--- TASK TO COMPLETE ---
Begin with the opening line of the records and extract each line through the one holding "p.ygrid.grid_line_color = None"; pictures are not part of the copy.

━━ RECORDS FOR THIS EXERCISE ━━

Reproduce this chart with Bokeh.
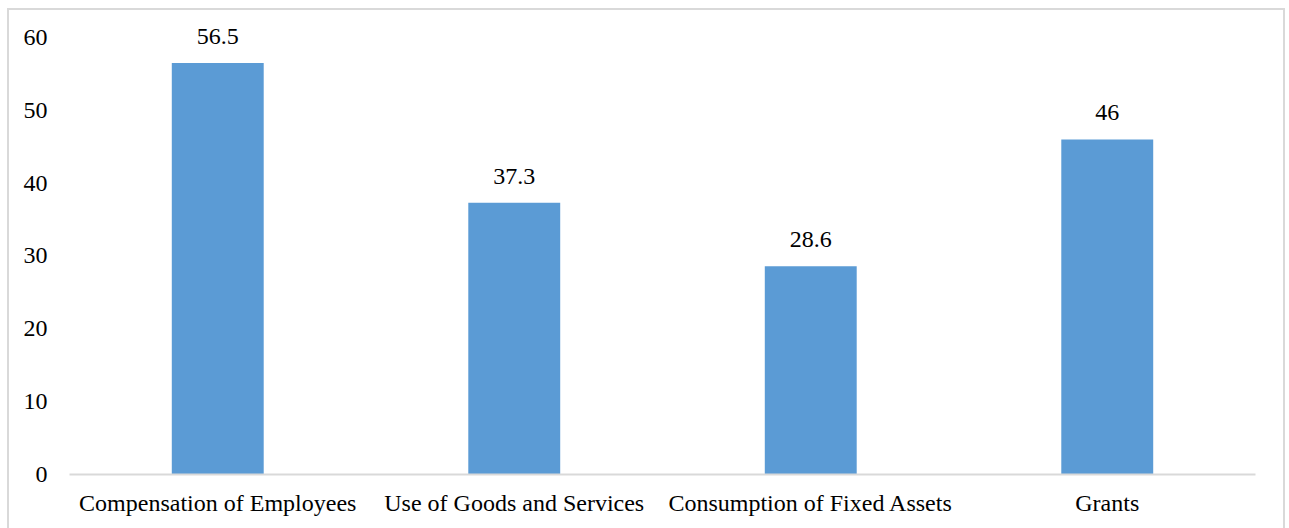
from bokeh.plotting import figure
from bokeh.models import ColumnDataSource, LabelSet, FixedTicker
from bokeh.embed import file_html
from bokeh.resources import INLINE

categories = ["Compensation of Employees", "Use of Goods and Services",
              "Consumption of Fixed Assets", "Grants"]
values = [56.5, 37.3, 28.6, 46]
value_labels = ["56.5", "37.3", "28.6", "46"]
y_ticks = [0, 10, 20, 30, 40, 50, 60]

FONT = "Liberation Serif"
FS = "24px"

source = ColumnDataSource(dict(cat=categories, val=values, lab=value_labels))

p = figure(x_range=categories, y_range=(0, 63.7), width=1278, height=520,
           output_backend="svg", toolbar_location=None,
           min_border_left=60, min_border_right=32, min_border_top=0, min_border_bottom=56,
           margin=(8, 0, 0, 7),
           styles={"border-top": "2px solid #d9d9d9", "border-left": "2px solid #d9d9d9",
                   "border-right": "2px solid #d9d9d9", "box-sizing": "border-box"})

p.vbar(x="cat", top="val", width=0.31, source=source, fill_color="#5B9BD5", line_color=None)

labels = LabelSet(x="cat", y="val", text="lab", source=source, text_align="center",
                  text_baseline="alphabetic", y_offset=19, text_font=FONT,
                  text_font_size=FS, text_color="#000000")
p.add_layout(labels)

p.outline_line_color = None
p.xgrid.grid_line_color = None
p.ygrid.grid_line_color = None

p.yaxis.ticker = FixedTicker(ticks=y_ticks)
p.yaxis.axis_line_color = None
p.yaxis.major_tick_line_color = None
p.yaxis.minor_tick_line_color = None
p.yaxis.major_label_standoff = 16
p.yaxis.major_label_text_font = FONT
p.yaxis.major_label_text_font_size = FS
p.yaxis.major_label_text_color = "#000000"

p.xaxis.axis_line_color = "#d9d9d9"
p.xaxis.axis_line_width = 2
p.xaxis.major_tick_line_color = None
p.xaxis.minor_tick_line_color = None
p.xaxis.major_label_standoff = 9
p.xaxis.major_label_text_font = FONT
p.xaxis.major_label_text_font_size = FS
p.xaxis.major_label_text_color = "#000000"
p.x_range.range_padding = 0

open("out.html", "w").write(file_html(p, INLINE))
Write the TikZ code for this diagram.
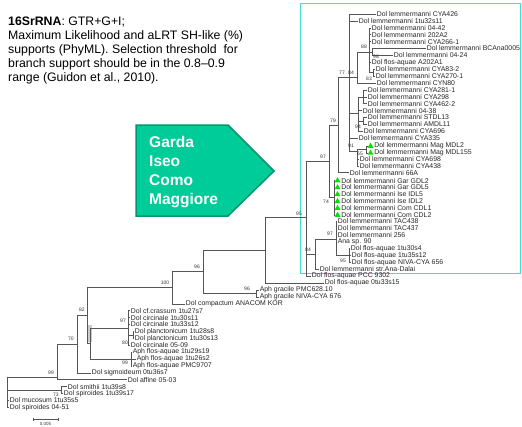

━━━

--- RESULT OF THE TASK ---
Reproduce this chart with Bokeh.
from bokeh.plotting import figure
from bokeh.models import ColumnDataSource, LabelSet, FixedTicker
from bokeh.embed import file_html
from bokeh.resources import INLINE

categories = ["Compensation of Employees", "Use of Goods and Services",
              "Consumption of Fixed Assets", "Grants"]
values = [56.5, 37.3, 28.6, 46]
value_labels = ["56.5", "37.3", "28.6", "46"]
y_ticks = [0, 10, 20, 30, 40, 50, 60]

FONT = "Liberation Serif"
FS = "24px"

source = ColumnDataSource(dict(cat=categories, val=values, lab=value_labels))

p = figure(x_range=categories, y_range=(0, 63.7), width=1278, height=520,
           output_backend="svg", toolbar_location=None,
           min_border_left=60, min_border_right=32, min_border_top=0, min_border_bottom=56,
           margin=(8, 0, 0, 7),
           styles={"border-top": "2px solid #d9d9d9", "border-left": "2px solid #d9d9d9",
                   "border-right": "2px solid #d9d9d9", "box-sizing": "border-box"})

p.vbar(x="cat", top="val", width=0.31, source=source, fill_color="#5B9BD5", line_color=None)

labels = LabelSet(x="cat", y="val", text="lab", source=source, text_align="center",
                  text_baseline="alphabetic", y_offset=19, text_font=FONT,
                  text_font_size=FS, text_color="#000000")
p.add_layout(labels)

p.outline_line_color = None
p.xgrid.grid_line_color = None
p.ygrid.grid_line_color = None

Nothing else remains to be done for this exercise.